Time to play: < 30 minutes (Teaching: 10 minutes)

Best played with: 2-4 players (Best with 4)

The cross over between board games and cycling is not obvious; and even if you wanted to, making a board game about a team sport with years of training feels like an uphill struggle (pardon the pun!). However, Flamme Rouge has done just that. It’s created a fast paced game of managing your deck – managing your fatigue – to get these cyclists over th line.

In this review, I will cover only the base game – there’s an exciting expansion that takes this to six players and throws in more road tiles of different types, but let’s save that for the future!

So, you start this game by setting up the road – building it out on the table is a quick and easy set up. Once you have set these tiles in, you take your two riders and in turns place one at a time before the starting line. Turn by turn, you simultaneously select and then reveal a card for each rider. Each rider’s pack is different, and the choices are limited to four cards drawn each turn from each. Having moved, you then see if riders are at the front of a pack or indeed can slipstream off a rider one space in front!

This exhaustion or slipstream is a key mechanic. Get your positions right and you get to squeeze up a one space gap to the cyclist in front (if they move up too, then you are pulled with them). I have seen players squeeze four free moves out of this – that’s more than a whole card. However, find yourself two spaces behind other riders or at the front of the pack, and then you will take an exhaustion card – a two point card that might restrict your future movement!

Add this to mechanics from the terrain: uphill and downhill segments that set a cap or floor to your speed and you can gain or lose additional points of movement off these areas. In all the tracks, you have enough to get to the finish line but these small differences are the opportunity to get ahead.

Lastly, choosing your point of attack is key. Coming into that last turn, and finding all your high cards in one hand – well then perhaps you are too late.
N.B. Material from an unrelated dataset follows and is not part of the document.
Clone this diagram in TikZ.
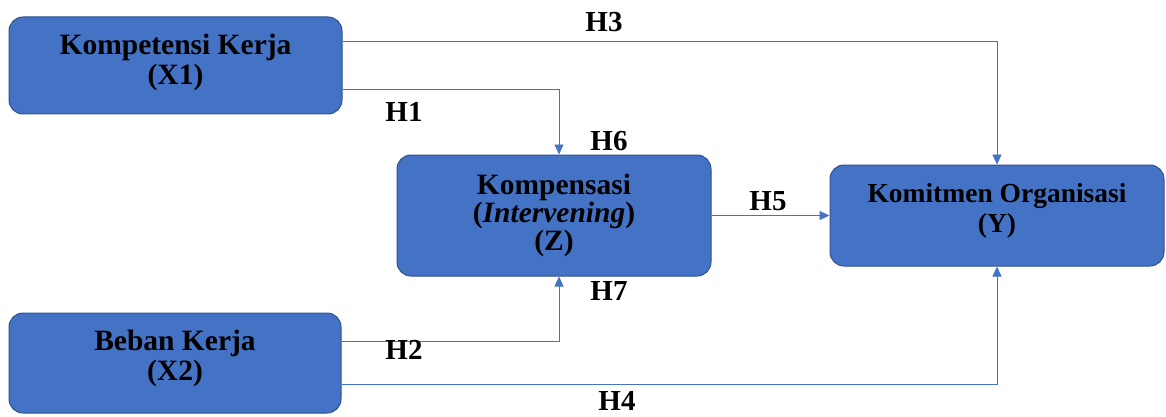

Attacking off the front of the course, and your sure to be drawing hands full of exhaustion by the end of the race. Balancing these two mechanics is difficult; and perfecting it to get that front space over the finish line is even harder. It’s not about crossing first, it’s about crossing and finishing furthest ahead – I have seen plenty of races where the lead changes after the line!

These mechanics all come together to strike lighting quick turns, and for great stories. Opportunities for two players to work a breakaway if they are careful with how they play there cards. Chances to slipstream large gaps between riders. That single rider breaking away two turns to the finish or the one who caught him on the line! All these stories come out of reading your opponents, planning the course and managing your deck.

It may sound easy but it’s not, and course variety gives you a vast amount of replay-ability. However, this is a race game with little direct interaction and a fair bit of luck in the last few hands. If you want to block, or stop an opponent there is little you can do – this can at times feel like a solo game for four players. It also can at times feel crushing when that sprint card is the only card of five you didn’t get in the final straight. Sometimes that’s just the way it happens.

The only other thing to watch out for is that this game strongly favours experienced players. New players will struggle to predict the slipstreaming and will plan an attack too late on average – leaving those high value cards too late and sometimes unused.

All that being said, this is still a game that I enjoy and am really enjoying the expansion!

Last notes:

  • If you like fast turns and a variety of maps – this game brings that and more!
  • If you want to build or develop an engine, or push other players back – this is a simple race game.
  • If you win at this game, try a new course – one that favours the other rider! However, you are probably odds on to win against new players!